Robert Delpire, montreur d’images.
© Sarah Moon
Robert Delpire (né en 1926, à Paris) est entré dans l'édition par effraction. Sans antécédents, sans formation et sans expérience. Étudiant en médecine (et jeune sportif amateur de haut niveau), il a pris en 1950 la direction de la revue de la Maison de la médecine. ll l'a appelée NEUF ( comme « nouveau ») et il a fait appel à des auteurs connus : à des écrivains comme Breton, Miller ou Prévert et à des photographes comme Brassaï, Cartier-Bresson ou Doisneau. Il gardera toute sa vie l’exigence de faire appel aux plus grands écrivains pour accompagner les œuvres des photographes.
Sous ce même nom, NEUF, puis sous le sien, il a publié des livres qui ont très vite fait de lui l'un des éditeurs de photographie les plus importants de la seconde moitié du XXème siècle. On lui doit le premier livre de Brassaï, la plupart de ceux de Cartier-Bresson et de Koudelka, Les Américains de Robert Frank (publié en 1958 et devenu culte), plusieurs livres de Sarah Moon et des centaines de livres d'autres photographes dont beaucoup qu'il a révélés au public.
ll a créé en 1963 la première galerie photo ouverte à Paris (au mythique « 13 rue de l'Abbaye ») et il a monté de très nombreuses expositions dans les musées et les institutions artistiques en France et à l'étranger.
Robert Delpire et Robert Frank
© D.R.
L'une de ses initiatives les plus marquantes restera la publication de la série Spécial Photo du Nouvel Observateur. Son format, le choix des images et la qualité des textes en font, en effet, un document exceptionnel dans l'histoire de la photographie.
À la demande de Jack Lang, il a créé en 1982 le Centre national de la photographie (CNP) à Paris, qu'il a dirigé jusqu'en 1996. D'abord au Palais de Tokyo puis dans l'Hôtel Salomon de Rothschild. ll y a organisé plus de cent cinquante expositions thématiques et monographiques ainsi que des événements destinés au grand public comme la fête de la photographie (Photofolies), en 1991, et, en 1993, le Prix Moins Trente pour les jeunes photographes.
C'est également à la tête du CNP qu'il a créé « Photo Poche», la première collection de livres de poche consacrés à la photographie.
Édouard Boubat, Robert Delpire et Robert Doisneau
© D.R.
Après avoir quitté la direction du Centre national de la photographie, Robert Delpire a poursuivi son activité professionnelle d'éditeur avec « Photo Poche » et plusieurs collections nouvelles (« Maestro », « Des images et des mots », « Poche Illustrateur »).
ll est également à l'origine de publications réalisées pour différentes institutions humanitaires, comme l'agenda des petits frères des Pauvres, le calendrier d'Amnesty international, l'album photo de Reporters sans frontières ainsi que de la galerie Fait & Cause ouverte par l'association Pour Que l'Esprit Vive.
L'œuvre de Robert Delpire et ses intérêts ne se limitent pas à la photographie.

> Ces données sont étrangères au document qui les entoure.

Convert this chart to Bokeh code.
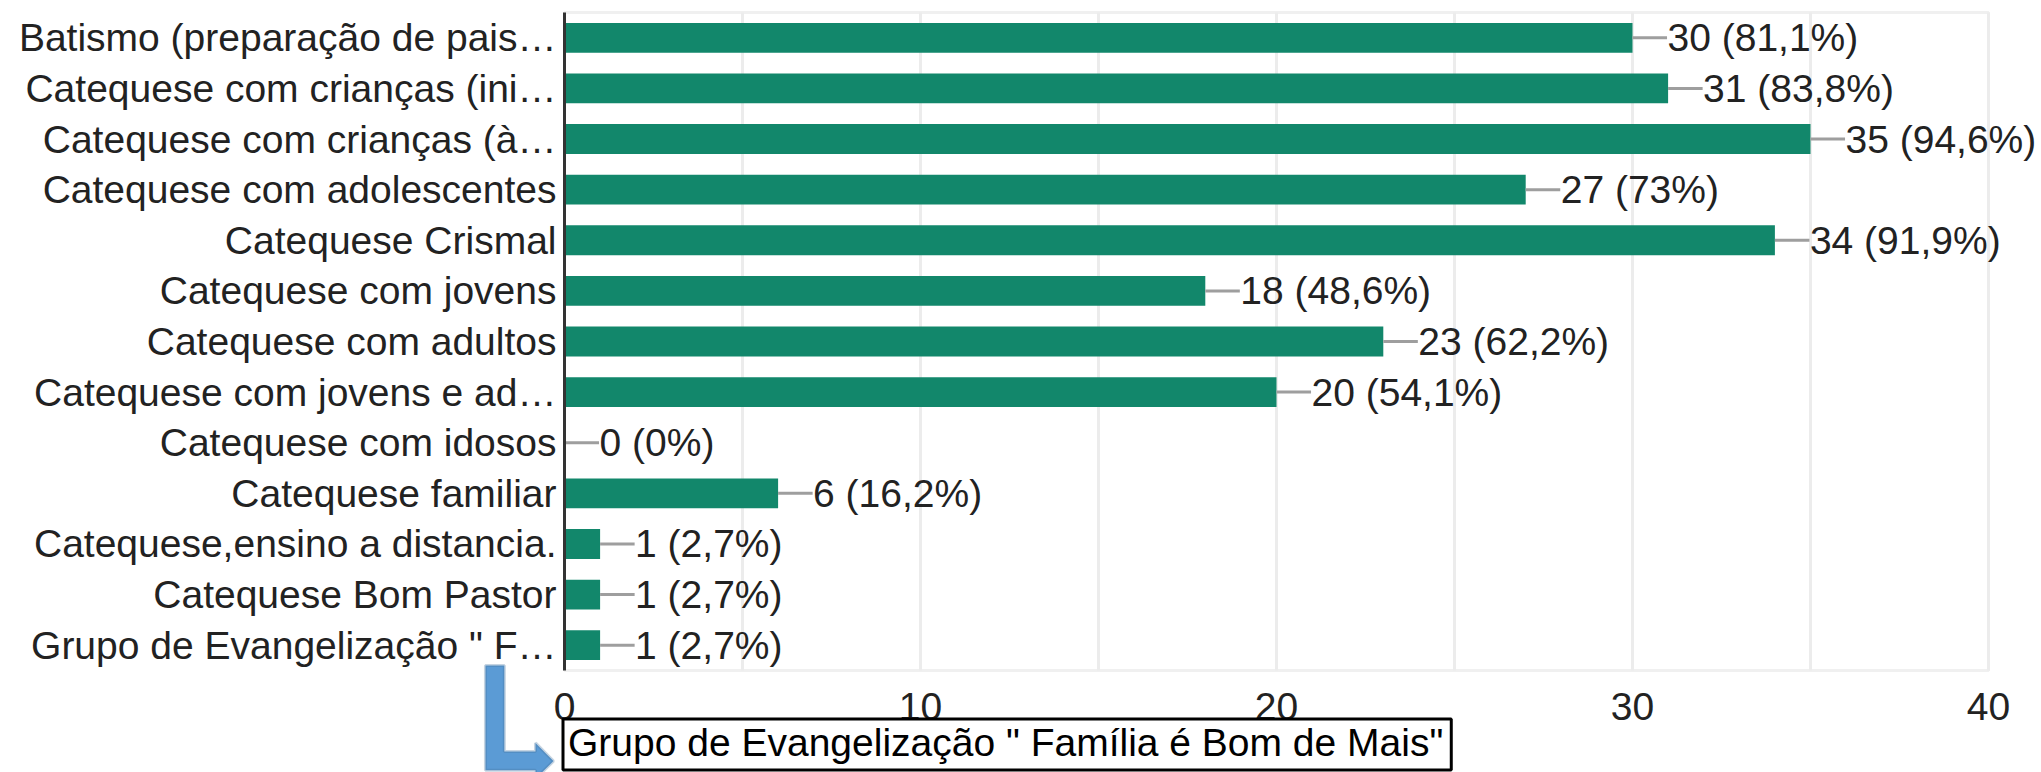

Dès le début de sa carrière, il a aussi été l'éditeur de livres d'enfants, de livres illustrés de plusieurs collections (d'architecture, « l'Encyclopédie essentielle » ... ).
ll a créé en 1955 la formule visuelle de la revue L'Œil dont il a assuré pendant huit ans la direction artistique.
Ayant découvert, par nécessité, la publicité au départ de la revue NEUF, il en a aussitôt pris le goût et a, parallèlement à son activité d'éditeur, créé une agence de publicité. Certaines des campagnes qu'il a réalisées (pour Citroën ou pour la BNP par exemple) lui ont valu une notoriété internationale et de prestigieuses récompenses.
Également passionné par le cinéma, il a produit des courts-métrages, deux films de William Klein (Cassius le Grand et Qui êtes-vous Polly Maggoo ? ) et de nombreux films publicitaires.
Robert Delpire et Jacques Monory
© Sarah Moon
Enfin, son intérêt pour l'image l'a amené à publier et à exposer l'œuvre d'artistes qu'il admire (et avec lesquels il a travaillé au cours de sa vie d'éditeur et de publicitaire) comme André François, Jacques Monory, Raymond Savignac, Saul Steinberg ...
Robert Delpire a toujours eu le goût de la nature et des éléments rares et singuliers que l'on peut trouver dans les jardins, les parcs, les prés et les bois ou au bord de la mer. A partir des années 2000, il consacre une partie de son temps à réaliser - avec ces matériaux végétaux, minéraux et animaux - des composites de beautés naturelles.